Abstract

The article discusses historical, linguistic, and discursive aspects of the nouns loyalty, subjecthood, and citizenship. Тhe focus is on the historical lexico-semantic changes of the three nouns, which demonstrate that denotations are modified in different historical contexts. The analysis starts with D. Sperber and D. Wilson’s assumption that the correspondence between concepts and words may be one-to-one, one-to-many, many-to-one, or a combination of these since it is quite implausible that there is an exhaustive one-to-one mapping between mental concepts and public words. Words can be used in different contexts and discourses, and the synchronic semasiological approach may not always provide the full specification of word meaning, especially when the meaning of abstract nouns is analyzed. As argued by H.-J. Schmid, the formation of concrete concepts is different from the formation of abstract concepts, the latter being more complex as it can depend on many different experiences, which can make it difficult to form a single stable abstract concept. In the report on their experiments, S. J. Crutch and E. K. Warrington’s assertion would be that abstract concepts are represented in an associative neural network while concrete concepts have a categorical organization. This suggests that concrete words are more likely to be understood adequately, and, vice versa, abstract words — inadequately. Moreover, our understanding of words and the world can change over time because our experiences and historical circumstances can and do change.

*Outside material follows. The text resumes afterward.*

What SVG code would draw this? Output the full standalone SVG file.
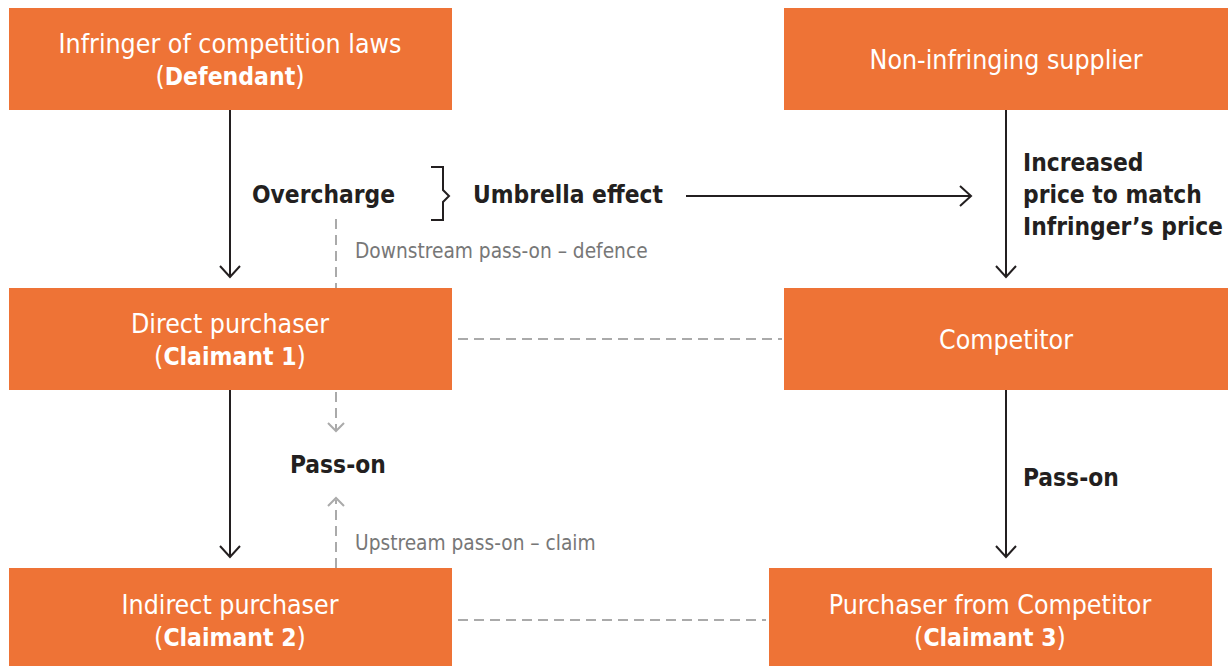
<svg xmlns="http://www.w3.org/2000/svg" width="1229" height="666" viewBox="0 0 1229 666">
<defs>
<style>
.box{fill:#EE7336}
.bt{font-family:"DejaVu Sans Condensed","DejaVu Sans",sans-serif;font-size:26.5px;fill:#fff;text-anchor:middle}
.b{font-weight:bold;font-size:24.5px}
.lab{font-family:"DejaVu Sans Condensed","DejaVu Sans",sans-serif;font-size:24.3px;font-weight:bold;fill:#231F20}
.gl{font-family:"DejaVu Sans Condensed","DejaVu Sans",sans-serif;font-size:20.7px;fill:#777}
.solid{stroke:#231F20;stroke-width:2;fill:none}
.dash{stroke:#aaa;stroke-width:2;fill:none;stroke-dasharray:10 6}
.ah{stroke:#231F20;stroke-width:2;fill:none}
.gah{stroke:#aaa;stroke-width:2;fill:none}
</style>
</defs>
<g id="n-defendant"><rect class="box" x="9" y="8" width="443" height="102"/>
<text class="bt" x="230" y="53">Infringer of competition laws</text>
<text class="bt" x="230" y="85">(<tspan class="b">Defendant</tspan>)</text></g>
<g id="n-supplier"><rect class="box" x="784" y="8" width="444" height="102"/>
<text class="bt" x="1006" y="69">Non-infringing supplier</text></g>
<g id="n-direct"><rect class="box" x="9" y="288" width="443" height="102"/>
<text class="bt" x="230" y="333">Direct purchaser</text>
<text class="bt" x="230" y="365">(<tspan class="b">Claimant 1</tspan>)</text></g>
<g id="n-competitor"><rect class="box" x="784" y="288" width="444" height="102"/>
<text class="bt" x="1006" y="349">Competitor</text></g>
<g id="n-indirect"><rect class="box" x="9" y="568" width="443" height="98"/>
<text class="bt" x="230" y="614">Indirect purchaser</text>
<text class="bt" x="230" y="646">(<tspan class="b">Claimant 2</tspan>)</text></g>
<g id="n-purchaser3"><rect class="box" x="769" y="568" width="443" height="98"/>
<text class="bt" x="990" y="614">Purchaser from Competitor</text>
<text class="bt" x="990" y="646">(<tspan class="b">Claimant 3</tspan>)</text></g>
<g id="connectors">
<line class="solid" x1="230" y1="110" x2="230" y2="277"/>
<polyline class="ah" points="220,266 230,277 240,266"/>
<line class="solid" x1="230" y1="390" x2="230" y2="557"/>
<polyline class="ah" points="220,546 230,557 240,546"/>
<line class="solid" x1="1006" y1="110" x2="1006" y2="277"/>
<polyline class="ah" points="996,266 1006,277 1016,266"/>
<line class="solid" x1="1006" y1="390" x2="1006" y2="557"/>
<polyline class="ah" points="996,546 1006,557 1016,546"/>
<line class="solid" x1="686" y1="196" x2="971" y2="196"/>
<polyline class="ah" points="960,186 971,196 960,206"/>
<polyline class="solid" points="431,167 443,167 443,190 449,196 443,202 443,220 431,220"/>
<line class="dash" x1="336" y1="219" x2="336" y2="288"/>
<line class="dash" x1="336" y1="392" x2="336" y2="430"/>
<polyline class="gah" points="328,423 336,431 344,423"/>
<line class="dash" x1="336" y1="568" x2="336" y2="500"/>
<polyline class="gah" points="328,506 336,498 344,506"/>
<line class="dash" x1="458" y1="339" x2="782" y2="339"/>
<line class="dash" x1="458" y1="620" x2="766" y2="620"/>
</g>
<g id="labels">
<text class="lab" x="252" y="203">Overcharge</text>
<text class="lab" x="473" y="203">Umbrella effect</text>
<text class="lab" x="1023" y="171">Increased</text>
<text class="lab" x="1023" y="203">price to match</text>
<text class="lab" x="1023" y="235">Infringer’s price</text>
<text class="lab" x="290" y="473">Pass-on</text>
<text class="lab" x="1023" y="486">Pass-on</text>
<text class="gl" x="355" y="258">Downstream pass-on – defence</text>
<text class="gl" x="355" y="550">Upstream pass-on – claim</text>
</g>
</svg>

This article considers the issue of abstract concept-formation with regard to both synchronic and diachronic lexico-semantic aspects of the nouns loyalty, subjecthood, and citizenship. These aspects are analyzed in accordance with the lexico-semantic frameworks provided by the second editionof the University of Glasgow’s Historical Thesaurus of English. The aim is to demonstrate that the meanings of the three nouns can be understood more adequately if their lexico-semantic features are compared and contrasted not only synchronically but also diachronically. Another aim is to show that a better understanding of the nouns relies on both synchronically and diachronically contextualized knowledge.